# A long chuck roast bath



## JCAP (Feb 11, 2021)

I’ve been eyeing up all the SV chuck roast instructions 

 Bearcarver
 has worked out and decided that I needed to finally make this bad boy.

So I covered a small chuckie with some MeatChurch Holy Cow, vac sealed that baby up, and dropped it in the water at 165F yesterday morning. This afternoon at about the 34 hour mark I pulled it out.

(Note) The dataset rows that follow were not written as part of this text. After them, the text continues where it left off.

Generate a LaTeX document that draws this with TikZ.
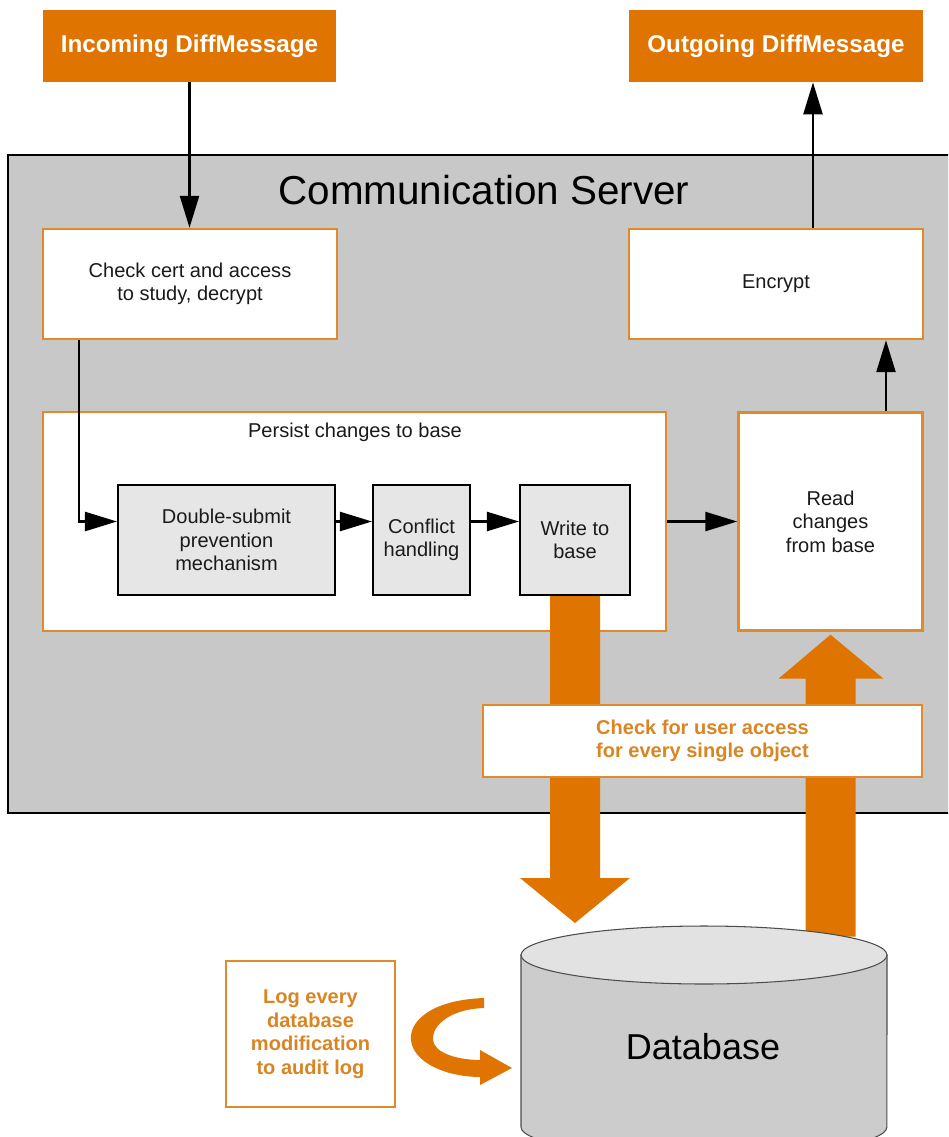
\documentclass[tikz,border=0pt]{standalone}
\usepackage{fontspec}
\setmainfont{Liberation Sans}
\usepackage{tikz}
\definecolor{csOrange}{HTML}{E07400}
\definecolor{csLine}{HTML}{E08A2C}
\definecolor{csText}{HTML}{D98523}
\definecolor{csGrey}{HTML}{C8C8C8}
\definecolor{csInner}{HTML}{E6E6E6}
\definecolor{csDbSide}{HTML}{CCCCCC}
\definecolor{csDbTop}{HTML}{E2E2E2}
\definecolor{csInk}{HTML}{1A1A1A}
\usetikzlibrary{arrows.meta,positioning,calc}

\begin{document}
\begin{tikzpicture}[
  x=0.02cm,y=-0.02cm,
  font=\fontsize{11.4}{13.4}\selectfont,
  srcbox/.style={fill=csOrange,text=white,font=\fontsize{13.8}{16}\selectfont\bfseries,
                 minimum width=5.88cm,minimum height=1.44cm,inner sep=0pt},
  server/.style={fill=csGrey,draw=black,line width=1.1pt,minimum width=19.04cm,
                 minimum height=13.16cm,inner sep=0pt},
  procbox/.style={fill=white,draw=csLine,line width=1.4pt,minimum width=5.88cm,
                  minimum height=2.2cm,align=center,text=csInk,inner sep=0pt},
  stepbox/.style={fill=csInner,draw=black,line width=1.2pt,minimum width=4.34cm,
                  minimum height=2.2cm,align=center,text=csInk,inner sep=0pt},
  notebox/.style={fill=white,draw=csLine,line width=1.4pt,align=center,text=csText,
                  font=\fontsize{11.4}{13.4}\selectfont\bfseries,inner sep=0pt},
  flow/.style={draw=black,line width=1.4pt,-{Triangle[length=0.64cm,width=0.38cm]}}
]
\clip (0,0) rectangle (948,1137);

\node[srcbox] (inc) at (189.5,46) {Incoming DiffMessage};
\node[srcbox] (out) at (776,46) {Outgoing DiffMessage};

\node[server] (server) at (484,484) {};
\node[text=black,font=\fontsize{23}{27}\selectfont] (title) at (484,190) {Communication Server};

\node[procbox] (check) at (190,284) {Check cert and access\\to study, decrypt};
\node[procbox] (encrypt) at (776,284) {Encrypt};
\node[procbox,minimum width=12.46cm,minimum height=4.38cm] (persist) at (354.5,521.5) {};
\node[text=csInk] (persisttitle) at (355,432) {Persist changes to base};
\node[stepbox] (dsp) at (226.5,540) {Double-submit\\prevention\\mechanism};
\node[stepbox,minimum width=1.94cm] (conf) at (421.5,540) {Conflict\\handling};
\node[stepbox,minimum width=2.2cm] (wrt) at (575,540) {Write to\\base};
\node[procbox,minimum width=3.68cm,minimum height=4.36cm] (read) at (830.5,521.5) {Read\\changes\\from base};

\draw[flow] (inc.south) -- (inc.south |- check.north);
\draw[flow] ([xshift=0.74cm]check.south west) |- (dsp.west |- persist.east);
\draw[flow] (dsp.east |- persist.east) -- (conf.west |- persist.east);
\draw[flow] (conf.east |- persist.east) -- (wrt.west |- persist.east);
\draw[flow] (persist.east) -- (read.west);
\draw[flow] ([xshift=1.11cm]read.north) -- ([xshift=1.11cm]read.north |- encrypt.south);
\draw[flow] ([xshift=0.74cm]encrypt.north) -- ([xshift=0.74cm]encrypt.north |- out.south);

% wide orange arrows to and from the database
\coordinate (dbtip) at (704,923);
\fill[csOrange] ($(wrt.south)+(-25,0)$) -- ($(wrt.south |- dbtip)+(-25,-45)$)
  -- ($(wrt.south |- dbtip)+(-55,-45)$) -- (wrt.south |- dbtip)
  -- ($(wrt.south |- dbtip)+(55,-45)$) -- ($(wrt.south |- dbtip)+(25,-45)$)
  -- ($(wrt.south)+(25,0)$) -- cycle;
\fill[csOrange] ($(read.south)+(-25,305)$) -- ($(read.south)+(-25,47)$)
  -- ($(read.south)+(-52,47)$) -- ($(read.south)+(0,3)$)
  -- ($(read.south)+(53,47)$) -- ($(read.south)+(25,47)$)
  -- ($(read.south)+(25,305)$) -- cycle;

\node[notebox,minimum width=8.78cm,minimum height=1.44cm] (access) at (702.5,741)
  {Check for user access\\for every single object};

% database cylinder
\filldraw[fill=csDbSide,draw=black!70,line width=0.6pt] (521,955) -- (521,1127)
  arc[start angle=180,end angle=360,x radius=3.66cm,y radius=0.58cm] -- (887,955) -- cycle;
\filldraw[fill=csDbTop,draw=black!70,line width=0.6pt] (704,955) ellipse[x radius=3.66cm,y radius=0.58cm];
\node[text=black,font=\fontsize{20.5}{24}\selectfont] (db) at (703,1047) {Database};

\node[notebox,minimum width=3.38cm,minimum height=2.92cm] (log) at (310.5,1034)
  {Log every\\database\\modification\\to audit log};
\fill[csOrange] (484,998) .. controls (430,1000) and (409,1022) .. (411,1040)
  .. controls (413,1062) and (445,1077) .. (481,1077) -- (481,1060)
  .. controls (455,1060) and (434,1052) .. (433,1040)
  .. controls (432,1024) and (452,1009) .. (484,1008) -- cycle;
\fill[csOrange] (480,1050) -- (512,1068) -- (480,1085) -- cycle;
\end{tikzpicture}
\end{document}
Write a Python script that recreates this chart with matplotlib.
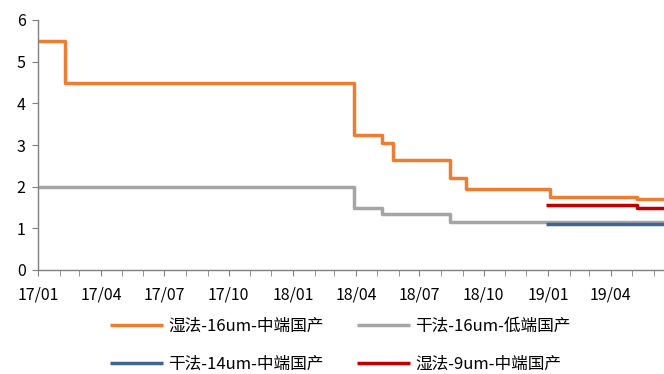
import matplotlib
matplotlib.use("Agg")
import matplotlib.pyplot as plt
import matplotlib.dates as mdates
import numpy as np

plt.rcParams['font.family'] = ['Noto Sans CJK SC', 'DejaVu Sans']

# Price step series (date of change, level)
wet16_dates = ["2017-01-01", "2017-02-08", "2018-03-29", "2018-05-08", "2018-05-24",
               "2018-08-13", "2018-09-05", "2019-01-04", "2019-05-08", "2019-06-16"]
wet16_vals = [5.5, 4.5, 3.25, 3.05, 2.65, 2.2, 1.95, 1.75, 1.7, 1.7]

dry16_dates = ["2017-01-01", "2018-03-29", "2018-05-08", "2018-08-14", "2019-06-16"]
dry16_vals = [2.0, 1.5, 1.35, 1.15, 1.15]

dry14_dates = ["2018-12-29", "2019-06-16"]
dry14_vals = [1.1, 1.1]

wet9_dates = ["2018-12-29", "2019-05-08", "2019-06-16"]
wet9_vals = [1.55, 1.5, 1.5]

series = [
    ("湿法-16um-中端国产", wet16_dates, wet16_vals, "#ED7D31"),
    ("干法-16um-低端国产", dry16_dates, dry16_vals, "#A5A5A5"),
    ("干法-14um-中端国产", dry14_dates, dry14_vals, "#3F6594"),
    ("湿法-9um-中端国产", wet9_dates, wet9_vals, "#C00000"),
]

fig = plt.figure(figsize=(6.64, 3.74), dpi=100)
ax = fig.add_axes([38 / 664, 104 / 374, 626 / 664, 250 / 374])

handles = []
for label, d, v, c in series:
    x = np.array(d, dtype="datetime64[D]")
    h, = ax.plot(x, v, drawstyle="steps-post", color=c, lw=2.5, label=label,
                 solid_capstyle="butt")
    handles.append(h)

ax.set_ylim(0, 6)
ax.set_yticks(range(0, 7))
ax.set_xlim(np.datetime64("2017-01-01"), np.datetime64("2019-06-16"))

ax.xaxis.set_major_locator(mdates.MonthLocator(bymonth=[1, 4, 7, 10]))
ax.xaxis.set_minor_locator(mdates.MonthLocator())
ax.xaxis.set_major_formatter(mdates.DateFormatter("%y/%m"))

for s in ["top", "right"]:
    ax.spines[s].set_visible(False)
for s in ["left", "bottom"]:
    ax.spines[s].set_color("#808080")
    ax.spines[s].set_linewidth(1.0)

ax.tick_params(axis="both", which="both", color="#808080", direction="out", labelsize=11.5)
ax.tick_params(axis="x", which="major", length=4, pad=8)
ax.tick_params(axis="x", which="minor", length=4)
ax.tick_params(axis="y", length=4, pad=5)

# Legend laid out row by row: two entries per row
order = [0, 2, 1, 3]
fig.legend(handles=[handles[i] for i in order], loc="upper left",
           bbox_to_anchor=(95 / 664, 1 - 303 / 374),
           ncol=2, frameon=False, fontsize=12, handlelength=3.2, handletextpad=0.3,
           columnspacing=2.0, labelspacing=1.25)

fig.savefig("out.png", dpi=100)
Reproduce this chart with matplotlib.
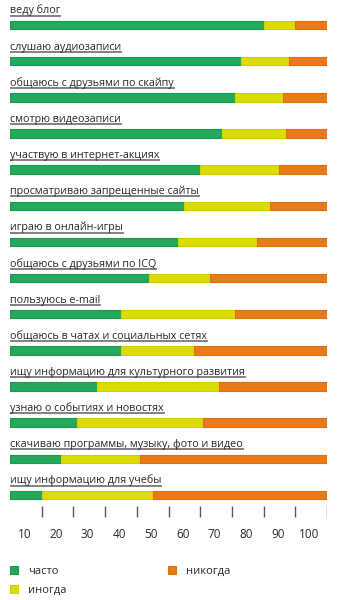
import matplotlib
matplotlib.use("Agg")
import matplotlib.pyplot as plt
from matplotlib.lines import Line2D

plt.rcParams['font.family'] = ['Open Sans', 'DejaVu Sans']

activities = [
    "веду блог",
    "слушаю аудиозаписи",
    "общаюсь с друзьями по скайпу",
    "смотрю видеозаписи",
    "участвую в интернет-акциях",
    "просматриваю запрещенные сайты",
    "играю в онлайн-игры",
    "общаюсь с друзьями по ICQ",
    "пользуюсь e-mail",
    "общаюсь в чатах и социальных сетях",
    "ищу информацию для культурного развития",
    "узнаю о событиях и новостях",
    "скачиваю программы, музыку, фото и видео",
    "ищу информацию для учебы",
]
often = [80, 73, 71, 67, 60, 55, 53, 44, 35, 35, 27.5, 21, 16, 10]
sometimes = [10, 15, 15, 20, 25, 27, 25, 19, 36, 23, 38.5, 40, 25, 35]
never = [10, 12, 14, 13, 15, 18, 22, 37, 29, 42, 34, 39, 59, 55]

series_names = ["часто", "иногда", "никогда"]
colors = ["#22aa5a", "#dcdc00", "#e87a1a"]
edge_colors = ["#1c9a50", "#d0d000", "#e06f10"]

tick_values = [10, 20, 30, 40, 50, 60, 70, 80, 90, 100]
tick_labels = ["10", "20", "30", "40", "50", "60", "70", "80", "90", "100"]

W, H = 338, 600
fig = plt.figure(figsize=(W / 100, H / 100), dpi=100)
# axes in pixel-like y coords, x in percent
ax = fig.add_axes([10 / W, 0, 317 / W, 1])
ax.set_xlim(0, 100)
ax.set_ylim(H, 0)
ax.axis("off")

row_y = [25 + i * 36.15 for i in range(len(activities))]
bar_h = 8.5

left = [0] * len(activities)
for vals, name, c, ec in zip([often, sometimes, never], series_names, colors, edge_colors):
    ax.barh(row_y, vals, left=left, height=bar_h, color=c,
            edgecolor=ec, linewidth=0.8, label=name)
    left = [l + v for l, v in zip(left, vals)]

text_objs = []
for y, label in zip(row_y, activities):
    t = ax.text(0, y - 11.5, label, fontsize=7.75, color="#2a2a2a",
                ha="left", va="baseline")
    text_objs.append(t)

fig.canvas.draw()
renderer = fig.canvas.get_renderer()
inv = ax.transData.inverted()
for t, y in zip(text_objs, row_y):
    bb = t.get_window_extent(renderer)
    x1 = inv.transform((bb.x1, 0))[0]
    ax.add_line(Line2D([0, x1], [y - 9.3, y - 9.3], color="#777777", lw=1.3))

# axis ticks
ax.vlines(tick_values, 506, 517, color="#555555", lw=1.0)
for v, lab in zip(tick_values, tick_labels):
    ax.text(v - 5.5, 534, lab, fontsize=8.5, color="#2a2a2a", ha="center", va="center")

handles = [plt.Rectangle((0, 0), 1, 1, facecolor=c, edgecolor=ec, lw=0.8)
           for c, ec in zip(colors, edge_colors)]
fig.legend(handles, series_names, ncol=2, frameon=False, fontsize=8,
           loc="upper left", bbox_to_anchor=(10 / W, 1 - 566 / H),
           handlelength=0.72, handleheight=0.72, handletextpad=0.9,
           columnspacing=9.1, labelspacing=0.75, borderaxespad=0,
           borderpad=0.0, labelcolor="#2a2a2a")

fig.savefig("out.png", dpi=100)
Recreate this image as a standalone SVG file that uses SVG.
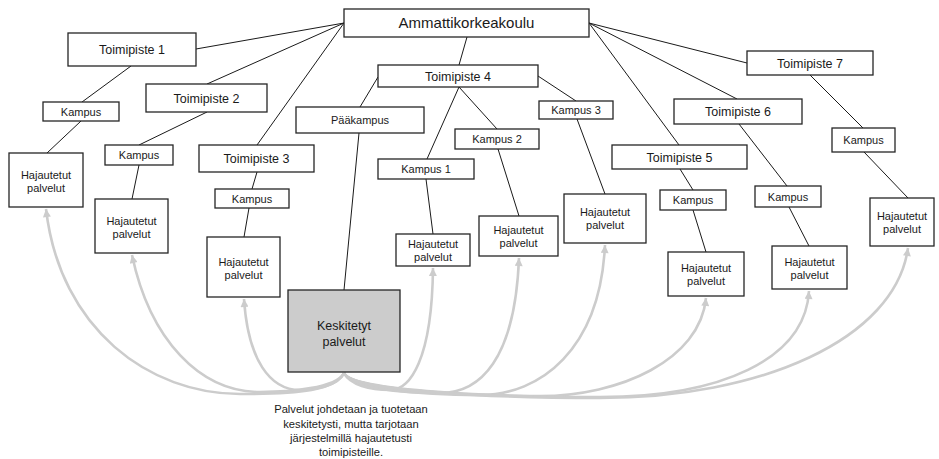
<svg xmlns="http://www.w3.org/2000/svg" width="939" height="459" viewBox="0 0 939 459">
  <style>
    .box { fill: #ffffff; stroke: #262626; stroke-width: 1.3; }
    .central { fill: #cccccc; stroke: #262626; stroke-width: 1.3; }
    .link { stroke: #1a1a1a; stroke-width: 1; fill: none; }
    .flow { stroke: #cccccc; stroke-width: 2.6; fill: none; marker-end: url(#head); }
    text { font-family: "Liberation Sans", Arial, sans-serif; fill: #1a1a1a; text-anchor: middle; }
    .big { font-size: 15px; }
    .mid { font-size: 12.5px; }
    .sm { font-size: 11px; }
    .note { font-size: 11.2px; }
  </style>
  <defs>
    <marker id="head" viewBox="0 0 10 10" refX="10" refY="5" markerWidth="9" markerHeight="8" markerUnits="userSpaceOnUse" orient="auto">
      <path d="M0,0 L10,5 L0,10 Z" fill="#cccccc"/>
    </marker>
  </defs>

  <!-- distribution arrows from the central services -->
  <g id="flows">
    <path class="flow" d="M344,373 C336,390 300,394 240,394 C150,394 60,330 46,209"/>
    <path class="flow" d="M344,373 C336,388 290,392 260,392 C200,392 150,340 132,255"/>
    <path class="flow" d="M344,373 C338,386 315,390 300,390 C270,390 248,360 244,299"/>
    <path class="flow" d="M344,373 C350,385 370,390 390,390 C410,390 432,360 433,268"/>
    <path class="flow" d="M344,373 C352,388 400,393 440,393 C480,393 515,360 519,258"/>
    <path class="flow" d="M344,373 C352,389 420,395 480,395 C540,395 600,350 605,245"/>
    <path class="flow" d="M344,373 C352,390 470,396 540,396 C620,396 700,360 706,298"/>
    <path class="flow" d="M344,373 C352,391 500,397 600,397 C720,397 805,360 809,291"/>
    <path class="flow" d="M344,373 C352,392 500,398 600,398 C760,398 895,340 908,248"/>
  </g>

  <!-- organisation links -->
  <g id="connectors">
    <line class="link" x1="344" y1="23" x2="196" y2="49"/>
    <line class="link" x1="344" y1="23" x2="207" y2="84"/>
    <line class="link" x1="344" y1="23" x2="257" y2="145"/>
    <line class="link" x1="467" y1="37" x2="459" y2="65"/>
    <line class="link" x1="589" y1="23" x2="747" y2="63"/>
    <line class="link" x1="589" y1="23" x2="737" y2="99"/>
    <line class="link" x1="589" y1="23" x2="679" y2="145"/>
    <line class="link" x1="131" y1="66" x2="82" y2="102"/>
    <line class="link" x1="81" y1="121" x2="47" y2="153"/>
    <line class="link" x1="207" y1="112" x2="139" y2="145"/>
    <line class="link" x1="139" y1="165" x2="132" y2="199"/>
    <line class="link" x1="257" y1="172" x2="252" y2="189"/>
    <line class="link" x1="249" y1="208" x2="244" y2="237"/>
    <line class="link" x1="378" y1="77" x2="360" y2="107"/>
    <line class="link" x1="359" y1="133" x2="344" y2="290"/>
    <line class="link" x1="459" y1="87" x2="427" y2="159"/>
    <line class="link" x1="459" y1="87" x2="497" y2="129"/>
    <line class="link" x1="538" y1="76" x2="576" y2="101"/>
    <line class="link" x1="426" y1="179" x2="433" y2="234"/>
    <line class="link" x1="498" y1="149" x2="519" y2="216"/>
    <line class="link" x1="577" y1="119" x2="605" y2="194"/>
    <line class="link" x1="680" y1="169" x2="693" y2="190"/>
    <line class="link" x1="693" y1="210" x2="706" y2="252"/>
    <line class="link" x1="739" y1="124" x2="787" y2="186"/>
    <line class="link" x1="789" y1="207" x2="809" y2="246"/>
    <line class="link" x1="810" y1="75" x2="863" y2="128"/>
    <line class="link" x1="864" y1="152" x2="908" y2="198"/>
  </g>

  <g id="amk"><rect class="box" x="344" y="9" width="245" height="28"/><text class="big" x="466.5" y="28">Ammattikorkeakoulu</text></g>

  <g id="toimipiste1"><rect class="box" x="68" y="33" width="128" height="33"/><text class="mid" x="132" y="54">Toimipiste 1</text></g>
  <g id="toimipiste2"><rect class="box" x="146" y="84" width="121" height="28"/><text class="mid" x="206.5" y="102.5">Toimipiste 2</text></g>
  <g id="toimipiste3"><rect class="box" x="199" y="145" width="115" height="27"/><text class="mid" x="256.5" y="163">Toimipiste 3</text></g>
  <g id="toimipiste4"><rect class="box" x="378" y="65" width="160" height="22"/><text class="mid" x="458" y="80.5">Toimipiste 4</text></g>
  <g id="toimipiste5"><rect class="box" x="612" y="145" width="135" height="24"/><text class="mid" x="679.5" y="161.5">Toimipiste 5</text></g>
  <g id="toimipiste6"><rect class="box" x="674" y="99" width="128" height="25"/><text class="mid" x="738" y="116">Toimipiste 6</text></g>
  <g id="toimipiste7"><rect class="box" x="747" y="51" width="126" height="24"/><text class="mid" x="810" y="67.5">Toimipiste 7</text></g>

  <g id="kampus-t1"><rect class="box" x="43" y="102" width="76" height="19"/><text class="sm" x="81" y="115.5">Kampus</text></g>
  <g id="kampus-t2"><rect class="box" x="105" y="145" width="68" height="20"/><text class="sm" x="139" y="159">Kampus</text></g>
  <g id="kampus-t3"><rect class="box" x="215" y="189" width="74" height="19"/><text class="sm" x="252" y="202.5">Kampus</text></g>
  <g id="paakampus"><rect class="box" x="296" y="107" width="128" height="26"/><text class="sm" x="360" y="124">Pääkampus</text></g>
  <g id="kampus1"><rect class="box" x="378" y="159" width="96" height="20"/><text class="sm" x="426" y="173">Kampus 1</text></g>
  <g id="kampus2"><rect class="box" x="455" y="129" width="84" height="20"/><text class="sm" x="497" y="143">Kampus 2</text></g>
  <g id="kampus3"><rect class="box" x="539" y="101" width="74" height="18"/><text class="sm" x="576" y="114">Kampus 3</text></g>
  <g id="kampus-t5"><rect class="box" x="660" y="190" width="66" height="20"/><text class="sm" x="693" y="204">Kampus</text></g>
  <g id="kampus-t6"><rect class="box" x="755" y="186" width="66" height="21"/><text class="sm" x="788" y="200.5">Kampus</text></g>
  <g id="kampus-t7"><rect class="box" x="832" y="128" width="63" height="24"/><text class="sm" x="863.5" y="144">Kampus</text></g>

  <g id="hajautetut-t1"><rect class="box" x="9" y="153" width="74" height="54"/><text class="sm" x="46" y="178.5">Hajautetut</text><text class="sm" x="46" y="191.5">palvelut</text></g>
  <g id="hajautetut-t2"><rect class="box" x="95" y="199" width="73" height="54"/><text class="sm" x="131.5" y="224.5">Hajautetut</text><text class="sm" x="131.5" y="237.5">palvelut</text></g>
  <g id="hajautetut-t3"><rect class="box" x="207" y="237" width="73" height="60"/><text class="sm" x="243.5" y="265.5">Hajautetut</text><text class="sm" x="243.5" y="278.5">palvelut</text></g>
  <g id="hajautetut-k1"><rect class="box" x="396" y="234" width="74" height="32"/><text class="sm" x="433" y="248">Hajautetut</text><text class="sm" x="433" y="261">palvelut</text></g>
  <g id="hajautetut-k2"><rect class="box" x="479" y="216" width="79" height="40"/><text class="sm" x="518.5" y="234">Hajautetut</text><text class="sm" x="518.5" y="247">palvelut</text></g>
  <g id="hajautetut-k3"><rect class="box" x="564" y="194" width="82" height="49"/><text class="sm" x="605" y="216">Hajautetut</text><text class="sm" x="605" y="229">palvelut</text></g>
  <g id="hajautetut-t5"><rect class="box" x="668" y="252" width="76" height="44"/><text class="sm" x="706" y="272">Hajautetut</text><text class="sm" x="706" y="285">palvelut</text></g>
  <g id="hajautetut-t6"><rect class="box" x="772" y="246" width="75" height="43"/><text class="sm" x="809.5" y="265.5">Hajautetut</text><text class="sm" x="809.5" y="278.5">palvelut</text></g>
  <g id="hajautetut-t7"><rect class="box" x="870" y="198" width="64" height="48"/><text class="sm" x="902" y="219.5">Hajautetut</text><text class="sm" x="902" y="232.5">palvelut</text></g>

  <g id="keskitetyt"><rect class="central" x="288" y="290" width="112" height="82"/><text class="mid" x="344" y="329.5">Keskitetyt</text><text class="mid" x="344" y="345.5">palvelut</text></g>

  <g id="huomautus">
    <text class="note" x="351" y="413">Palvelut johdetaan ja tuotetaan</text>
    <text class="note" x="351" y="427.5">keskitetysti, mutta tarjotaan</text>
    <text class="note" x="351" y="442">järjestelmillä hajautetusti</text>
    <text class="note" x="351" y="456">toimipisteille.</text>
  </g>
</svg>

All I can say is WOW. I barely  had to touch the thing for it to shred  apart like it was melted butter. I couldn’t believe it to be honest.  We decided to keep it incredibly simple and let the beef shine. So really simple tacos- a touch of hot sauce plus some maple smoked cheddar. Holy moly is all I can say.
Thanks for lookin all...


----------



## BrianGSDTexoma (Feb 11, 2021)

Looks tasty!  I have yet do do that one.  Stuck on the 50 hour 135 but next time.


----------



## jcam222 (Feb 11, 2021)

Man you can see how tender that is! Very nice.


----------



## TNJAKE (Feb 11, 2021)

Looks amazing. I gotta try out sv sometime


----------



## jmusser (Feb 11, 2021)

Looking nice JCAP! Texture looks excellent and let that delish beefy flavor shine through.  LIKE!


----------



## JckDanls 07 (Feb 11, 2021)

Looking good !!!!

Did you sear it in any way ??


----------



## Winterrider (Feb 11, 2021)

Looks like you got it dialed in. Nicely done !


----------



## Central PA Cowboy (Feb 11, 2021)

My kind of meal, partner!


----------



## CFLJOHN512 (Feb 11, 2021)

I’ve done the 137 for 24 hours but this looks amazing.


----------



## JCAP (Feb 11, 2021)

Thanks for the likes and comments everyone.



 JckDanls 07
 - no sear, it literally fell apart coming out of the bag!


----------



## Sowsage (Feb 11, 2021)

Got a chuckie in the freezer ...after seeing this I might have to do this for sunday! Nice work!


----------



## rbnice1 (Feb 12, 2021)

Is the strings tender as well?  Last chuck roast I did fell apart but was stringy.  Looking for an alternative method for next time.


----------



## uncle eddie (Feb 13, 2021)

Chuck roast in the SV is next on our list...if it ever gets under $5/lbs again.


----------



## crazymoon (Feb 13, 2021)

JC, Your chucky looks divine !


----------